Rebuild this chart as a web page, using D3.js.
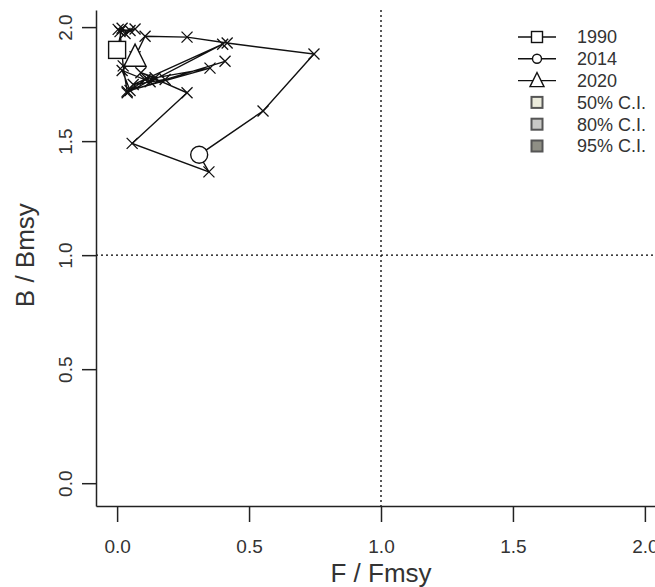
<!DOCTYPE html>
<html>
<head>
<meta charset="utf-8">
<script src="https://cdn.jsdelivr.net/npm/d3@7"></script>
<style>
  html, body { margin: 0; padding: 0; background: #fff; }
  svg { display: block; font-family: "Liberation Sans", Arial, sans-serif; }
</style>
</head>
<body>
<svg id="chart" width="655" height="587"></svg>
<script>
// ---- data ----
const years = [1990,1991,1992,1993,1994,1995,1996,1997,1998,1999,2000,2001,2002,2003,2004,2005,2006,2007,2008,2009,2010,2011,2012,2013,2014,2015,2016,2017,2018,2019,2020];
const fRatio = [0.000,0.019,0.004,0.049,0.030,0.068,0.011,0.023,0.038,0.409,0.182,0.061,0.400,0.125,0.019,0.049,0.352,0.106,0.038,0.144,0.090,0.265,0.057,0.348,0.311,0.553,0.746,0.417,0.265,0.106,0.068];
const bRatio = [1.900,1.995,1.990,1.985,1.972,1.992,1.980,1.830,1.718,1.850,1.770,1.748,1.925,1.760,1.810,1.722,1.820,1.770,1.712,1.778,1.800,1.712,1.490,1.365,1.440,1.632,1.882,1.930,1.956,1.960,1.870];
const xTicks = [0, 0.5, 1, 1.5, 2];
const yTicks = [0, 0.5, 1, 1.5, 2];
const tickLabels = ["0.0", "0.5", "1.0", "1.5", "2.0"];
const legendYears = ["1990", "2014", "2020"];
const legendCI = ["50% C.I.", "80% C.I.", "95% C.I."];
const ciColors = ["#ebebdc", "#c9c9c6", "#8f8f85"];
const refLine = 1;

// ---- scales ----
const svg = d3.select("#chart");
const x = d3.scaleLinear().domain([-0.08, 2.08]).range([96, 666]);
const y = d3.scaleLinear().domain([-0.1, 2.075]).range([506, 10]);

// reference dotted lines
svg.append("line")
  .attr("x1", x(refLine)).attr("x2", x(refLine))
  .attr("y1", y.range()[1]).attr("y2", y.range()[0])
  .attr("stroke", "#000").attr("stroke-width", 1.3).attr("stroke-dasharray", "2,3");
svg.append("line")
  .attr("x1", x.range()[0]).attr("x2", 655)
  .attr("y1", y(refLine)).attr("y2", y(refLine))
  .attr("stroke", "#000").attr("stroke-width", 1.3).attr("stroke-dasharray", "2,3");

// axes
const xAxis = d3.axisBottom(x).tickValues(xTicks).tickSizeInner(16).tickSizeOuter(0)
  .tickPadding(18).tickFormat((d, i) => tickLabels[i]);
const gx = svg.append("g").attr("transform", `translate(0,${y.range()[0]})`).call(xAxis);
gx.select(".domain").attr("stroke", "#222").attr("stroke-width", 1.5);
gx.selectAll(".tick line").attr("stroke", "#222").attr("stroke-width", 1.5);
gx.selectAll(".tick text").attr("font-size", 19).attr("fill", "#333")
  .attr("font-family", "Liberation Sans, Arial, sans-serif");

const yAxis = d3.axisLeft(y).tickValues(yTicks).tickSizeInner(14).tickSizeOuter(0)
  .tickFormat((d, i) => tickLabels[i]);
const gy = svg.append("g").attr("transform", `translate(${x.range()[0]},0)`).call(yAxis);
gy.select(".domain").attr("stroke", "#222").attr("stroke-width", 1.5);
gy.selectAll(".tick line").attr("stroke", "#222").attr("stroke-width", 1.5);
gy.selectAll(".tick text")
  .attr("font-size", 19).attr("fill", "#333")
  .attr("font-family", "Liberation Sans, Arial, sans-serif")
  .attr("text-anchor", "middle").attr("x", null)
  .attr("transform", "translate(-31,0) rotate(-90)")
  .attr("dy", "0.35em");

// axis titles
svg.append("text").attr("x", x(1)).attr("y", 582).attr("text-anchor", "middle")
  .attr("font-size", 26).attr("fill", "#333").text("F / Fmsy");
svg.append("text").attr("transform", `translate(34,${y(1)}) rotate(-90)`).attr("text-anchor", "middle")
  .attr("font-size", 26).attr("fill", "#333").text("B / Bmsy");

// trajectory
const pts = years.map((yr, i) => ({ year: yr, f: fRatio[i], b: bRatio[i] }));
svg.append("path").datum(pts)
  .attr("fill", "none").attr("stroke", "#111").attr("stroke-width", 1.4)
  .attr("d", d3.line().x(d => x(d.f)).y(d => y(d.b)));

const cs = 5.5;
svg.append("g").selectAll("path.cross").data(pts).join("path")
  .attr("class", "cross")
  .attr("d", d => {
    const cx = x(d.f), cy = y(d.b);
    return `M${cx - cs},${cy - cs}L${cx + cs},${cy + cs}M${cx - cs},${cy + cs}L${cx + cs},${cy - cs}`;
  })
  .attr("stroke", "#111").attr("stroke-width", 1.3);

// highlighted years
function drawSymbol(g, type, cx, cy, s) {
  if (type === 0) {
    g.append("rect").attr("x", cx - s).attr("y", cy - s).attr("width", 2 * s).attr("height", 2 * s)
      .attr("fill", "#fff").attr("stroke", "#111").attr("stroke-width", 1.4);
  } else if (type === 1) {
    g.append("circle").attr("cx", cx).attr("cy", cy).attr("r", s)
      .attr("fill", "#fff").attr("stroke", "#111").attr("stroke-width", 1.4);
  } else {
    const h = s * 1.15;
    g.append("path").attr("d", `M${cx},${cy - h}L${cx + s},${cy + h * 0.75}L${cx - s},${cy + h * 0.75}Z`)
      .attr("fill", "#fff").attr("stroke", "#111").attr("stroke-width", 1.4);
  }
}
const marks = svg.append("g");
legendYears.forEach((yr, k) => {
  const p = pts.find(d => d.year === +yr);
  const size = [8.5, 8.5, 11][k];
  drawSymbol(marks, k, x(p.f), y(p.b), size);
});

// legend
const lg = svg.append("g");
const lx = 537, ly0 = 37, step = 21.8;
legendYears.forEach((yr, k) => {
  const cy = ly0 + k * step;
  lg.append("line").attr("x1", lx - 19).attr("x2", lx + 19).attr("y1", cy).attr("y2", cy)
    .attr("stroke", "#111").attr("stroke-width", 1.4);
  drawSymbol(lg, k, lx, cy, [5.5, 4.5, 7][k]);
  lg.append("text").attr("x", 577).attr("y", cy).attr("dy", "0.36em")
    .attr("font-size", 18).attr("fill", "#333").text(yr);
});
legendCI.forEach((lab, k) => {
  const cy = ly0 + (k + 3) * step;
  lg.append("rect").attr("x", lx - 5.5).attr("y", cy - 5.5).attr("width", 11).attr("height", 11)
    .attr("fill", ciColors[k]).attr("stroke", "#555").attr("stroke-width", 2);
  lg.append("text").attr("x", 577).attr("y", cy).attr("dy", "0.36em")
    .attr("font-size", 18).attr("fill", "#333").text(lab);
});
</script>
</body>
</html>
········
◆ Task description ◆
Leave every image out, and retype the material exactly.

◆ Exercise response ◆
Rebuild this chart as a web page, using D3.js.
<!DOCTYPE html>
<html>
<head>
<meta charset="utf-8">
<script src="https://cdn.jsdelivr.net/npm/d3@7"></script>
<style>
  html, body { margin: 0; padding: 0; background: #fff; }
  svg { display: block; font-family: "Liberation Sans", Arial, sans-serif; }
</style>
</head>
<body>
<svg id="chart" width="655" height="587"></svg>
<script>
// ---- data ----
const years = [1990,1991,1992,1993,1994,1995,1996,1997,1998,1999,2000,2001,2002,2003,2004,2005,2006,2007,2008,2009,2010,2011,2012,2013,2014,2015,2016,2017,2018,2019,2020];
const fRatio = [0.000,0.019,0.004,0.049,0.030,0.068,0.011,0.023,0.038,0.409,0.182,0.061,0.400,0.125,0.019,0.049,0.352,0.106,0.038,0.144,0.090,0.265,0.057,0.348,0.311,0.553,0.746,0.417,0.265,0.106,0.068];
const bRatio = [1.900,1.995,1.990,1.985,1.972,1.992,1.980,1.830,1.718,1.850,1.770,1.748,1.925,1.760,1.810,1.722,1.820,1.770,1.712,1.778,1.800,1.712,1.490,1.365,1.440,1.632,1.882,1.930,1.956,1.960,1.870];
const xTicks = [0, 0.5, 1, 1.5, 2];
const yTicks = [0, 0.5, 1, 1.5, 2];
const tickLabels = ["0.0", "0.5", "1.0", "1.5", "2.0"];
const legendYears = ["1990", "2014", "2020"];
const legendCI = ["50% C.I.", "80% C.I.", "95% C.I."];
const ciColors = ["#ebebdc", "#c9c9c6", "#8f8f85"];
const refLine = 1;

// ---- scales ----
const svg = d3.select("#chart");
const x = d3.scaleLinear().domain([-0.08, 2.08]).range([96, 666]);
const y = d3.scaleLinear().domain([-0.1, 2.075]).range([506, 10]);

// reference dotted lines
svg.append("line")
  .attr("x1", x(refLine)).attr("x2", x(refLine))
  .attr("y1", y.range()[1]).attr("y2", y.range()[0])
  .attr("stroke", "#000").attr("stroke-width", 1.3).attr("stroke-dasharray", "2,3");
svg.append("line")
  .attr("x1", x.range()[0]).attr("x2", 655)
  .attr("y1", y(refLine)).attr("y2", y(refLine))
  .attr("stroke", "#000").attr("stroke-width", 1.3).attr("stroke-dasharray", "2,3");

// axes
const xAxis = d3.axisBottom(x).tickValues(xTicks).tickSizeInner(16).tickSizeOuter(0)
  .tickPadding(18).tickFormat((d, i) => tickLabels[i]);
const gx = svg.append("g").attr("transform", `translate(0,${y.range()[0]})`).call(xAxis);
gx.select(".domain").attr("stroke", "#222").attr("stroke-width", 1.5);
gx.selectAll(".tick line").attr("stroke", "#222").attr("stroke-width", 1.5);
gx.selectAll(".tick text").attr("font-size", 19).attr("fill", "#333")
  .attr("font-family", "Liberation Sans, Arial, sans-serif");

const yAxis = d3.axisLeft(y).tickValues(yTicks).tickSizeInner(14).tickSizeOuter(0)
  .tickFormat((d, i) => tickLabels[i]);
const gy = svg.append("g").attr("transform", `translate(${x.range()[0]},0)`).call(yAxis);
gy.select(".domain").attr("stroke", "#222").attr("stroke-width", 1.5);
gy.selectAll(".tick line").attr("stroke", "#222").attr("stroke-width", 1.5);
gy.selectAll(".tick text")
  .attr("font-size", 19).attr("fill", "#333")
  .attr("font-family", "Liberation Sans, Arial, sans-serif")
  .attr("text-anchor", "middle").attr("x", null)
  .attr("transform", "translate(-31,0) rotate(-90)")
  .attr("dy", "0.35em");

// axis titles
svg.append("text").attr("x", x(1)).attr("y", 582).attr("text-anchor", "middle")
  .attr("font-size", 26).attr("fill", "#333").text("F / Fmsy");
svg.append("text").attr("transform", `translate(34,${y(1)}) rotate(-90)`).attr("text-anchor", "middle")
  .attr("font-size", 26).attr("fill", "#333").text("B / Bmsy");

// trajectory
const pts = years.map((yr, i) => ({ year: yr, f: fRatio[i], b: bRatio[i] }));
svg.append("path").datum(pts)
  .attr("fill", "none").attr("stroke", "#111").attr("stroke-width", 1.4)
  .attr("d", d3.line().x(d => x(d.f)).y(d => y(d.b)));

const cs = 5.5;
svg.append("g").selectAll("path.cross").data(pts).join("path")
  .attr("class", "cross")
  .attr("d", d => {
    const cx = x(d.f), cy = y(d.b);
    return `M${cx - cs},${cy - cs}L${cx + cs},${cy + cs}M${cx - cs},${cy + cs}L${cx + cs},${cy - cs}`;
  })
  .attr("stroke", "#111").attr("stroke-width", 1.3);

// highlighted years
function drawSymbol(g, type, cx, cy, s) {
  if (type === 0) {
    g.append("rect").attr("x", cx - s).attr("y", cy - s).attr("width", 2 * s).attr("height", 2 * s)
      .attr("fill", "#fff").attr("stroke", "#111").attr("stroke-width", 1.4);
  } else if (type === 1) {
    g.append("circle").attr("cx", cx).attr("cy", cy).attr("r", s)
      .attr("fill", "#fff").attr("stroke", "#111").attr("stroke-width", 1.4);
  } else {
    const h = s * 1.15;
    g.append("path").attr("d", `M${cx},${cy - h}L${cx + s},${cy + h * 0.75}L${cx - s},${cy + h * 0.75}Z`)
      .attr("fill", "#fff").attr("stroke", "#111").attr("stroke-width", 1.4);
  }
}
const marks = svg.append("g");
legendYears.forEach((yr, k) => {
  const p = pts.find(d => d.year === +yr);
  const size = [8.5, 8.5, 11][k];
  drawSymbol(marks, k, x(p.f), y(p.b), size);
});

// legend
const lg = svg.append("g");
const lx = 537, ly0 = 37, step = 21.8;
legendYears.forEach((yr, k) => {
  const cy = ly0 + k * step;
  lg.append("line").attr("x1", lx - 19).attr("x2", lx + 19).attr("y1", cy).attr("y2", cy)
    .attr("stroke", "#111").attr("stroke-width", 1.4);
  drawSymbol(lg, k, lx, cy, [5.5, 4.5, 7][k]);
  lg.append("text").attr("x", 577).attr("y", cy).attr("dy", "0.36em")
    .attr("font-size", 18).attr("fill", "#333").text(yr);
});
legendCI.forEach((lab, k) => {
  const cy = ly0 + (k + 3) * step;
  lg.append("rect").attr("x", lx - 5.5).attr("y", cy - 5.5).attr("width", 11).attr("height", 11)
    .attr("fill", ciColors[k]).attr("stroke", "#555").attr("stroke-width", 2);
  lg.append("text").attr("x", 577).attr("y", cy).attr("dy", "0.36em")
    .attr("font-size", 18).attr("fill", "#333").text(lab);
});
</script>
</body>
</html>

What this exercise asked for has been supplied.